Earlier this year, the U.S. began sending artillery-fired cluster munitions to Ukraine. Russian invaders and Ukrainian homeland defenders have both killed and wounded soldiers and civilians with cluster bombs during the war.
"The decision by the Biden administration to transfer cluster munitions to Ukraine in my opinion was unnecessary and a sad mistake," McCollum told her House colleagues Wednesday. "The legacy of U.S. cluster munitions... undermines our moral authority and places the U.S. in a position that directly contradicts 23 of our NATO allies who have joined the Convention on Cluster Munitions."
"The legacy of cluster bombs is misery, death, and expensive cleanup after generations of use," McCollum added. "These weapons should be eliminated from our stockpiles."
"Sending these weapons anywhere makes us complicit in unavoidable civilian harm and creates blowback that undermines our national security."
Last week, Biden informed Ukrainian President Volodymyr Zelenskyy that the United States will provide Kyiv with long-range missiles with cluster munition warheads.

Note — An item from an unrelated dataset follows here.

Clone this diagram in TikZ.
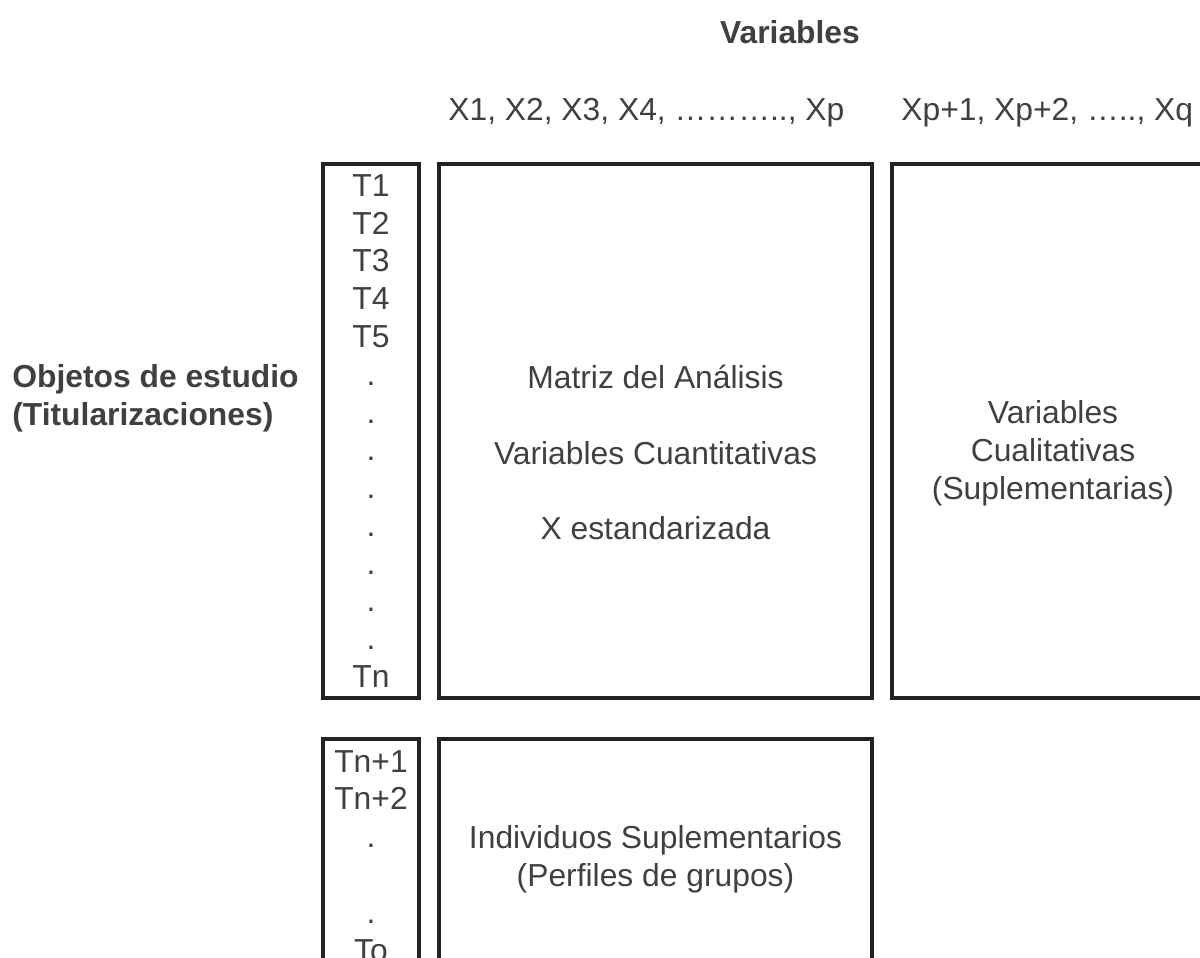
\documentclass[tikz,border=0pt]{standalone}
\usepackage{fontspec}
\setmainfont{Liberation Sans}
\usetikzlibrary{positioning}
\definecolor{tinta}{HTML}{404040}
\definecolor{borde}{HTML}{222222}
\begin{document}
\begin{tikzpicture}[
        caja/.style={draw=borde,line width=1.8pt,inner sep=0pt},
        rotulo/.style={text=tinta,align=center,inner sep=0pt,font=\fontsize{18.1}{21.5}\selectfont},
        titulo/.style={rotulo,font=\fontsize{18.1}{21.5}\selectfont\bfseries}]
                \useasboundingbox (0,0) rectangle (24,-19.14);
                \clip (0,0) rectangle (24,-19.14);
                \node[titulo,anchor=base] (vars) at (15.8,-0.87) {Variables};
                \node[rotulo,anchor=base west] (xcuant) at (8.96,-2.41) {X1, X2, X3, X4, ……….., Xp};
                \node[rotulo,anchor=base west] (xcual) at (18.02,-2.41) {Xp+1, Xp+2, ….., Xq};
                \node[titulo,align=left,anchor=west] (objetos) at (0.24,-7.96) {Objetos de estudio\\(Titularizaciones)};
                \node[caja,rotulo,minimum width=1.92cm,minimum height=10.68cm] (tobs) at (7.42,-8.62) {T1\\T2\\T3\\T4\\T5\\.\\.\\.\\.\\.\\.\\.\\.\\Tn};
                \node[caja,minimum width=8.66cm,minimum height=10.68cm] (matriz) at (13.11,-8.62) {};
                \node[rotulo] (matriztxt) at ([yshift=-0.43cm]matriz.center) {Matriz del Análisis\\[\baselineskip]Variables Cuantitativas\\[\baselineskip]X estandarizada};
                \node[caja,minimum width=6.44cm,minimum height=10.68cm] (cuali) at (21.06,-8.62) {};
                \node[rotulo] (cualitxt) at ([yshift=-0.45cm]cuali.center) {Variables\\Cualitativas\\(Suplementarias)};
                \node[caja,minimum width=1.92cm,minimum height=4.64cm] (tsup) at (7.42,-17.10) {};
                \node[rotulo,below=0.25cm of tsup.north] (tsuptxt) {Tn+1\\Tn+2\\.\\ \\.\\To};
                \node[caja,minimum width=8.66cm,minimum height=4.64cm] (indsup) at (13.11,-17.10) {};
                \node[rotulo] (indsuptxt) at ([yshift=-0.08cm]indsup.center) {Individuos Suplementarios\\(Perfiles de grupos)};
            \end{tikzpicture}
\end{document}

"Let's be clear," Jacobs added. "This isn't about one country, this is not about Ukraine. This is about protecting civilian lives and ensuring our national security all over the world. Because sending these weapons anywhere makes us complicit in unavoidable civilian harm and creates blowback that undermines our national security."
Multiple efforts by lawmakers to ban the export of U.S. cluster munitions have failed to advance. Earlier this year, the GOP-controlled House Rules Committee voted down a resolution proposed by Omar and Jacobs (D-Calif.), while backing another led by Rep. Marjorie Taylor Greene (R-Ga.)—whose controversial sponsorship doomed the proposal.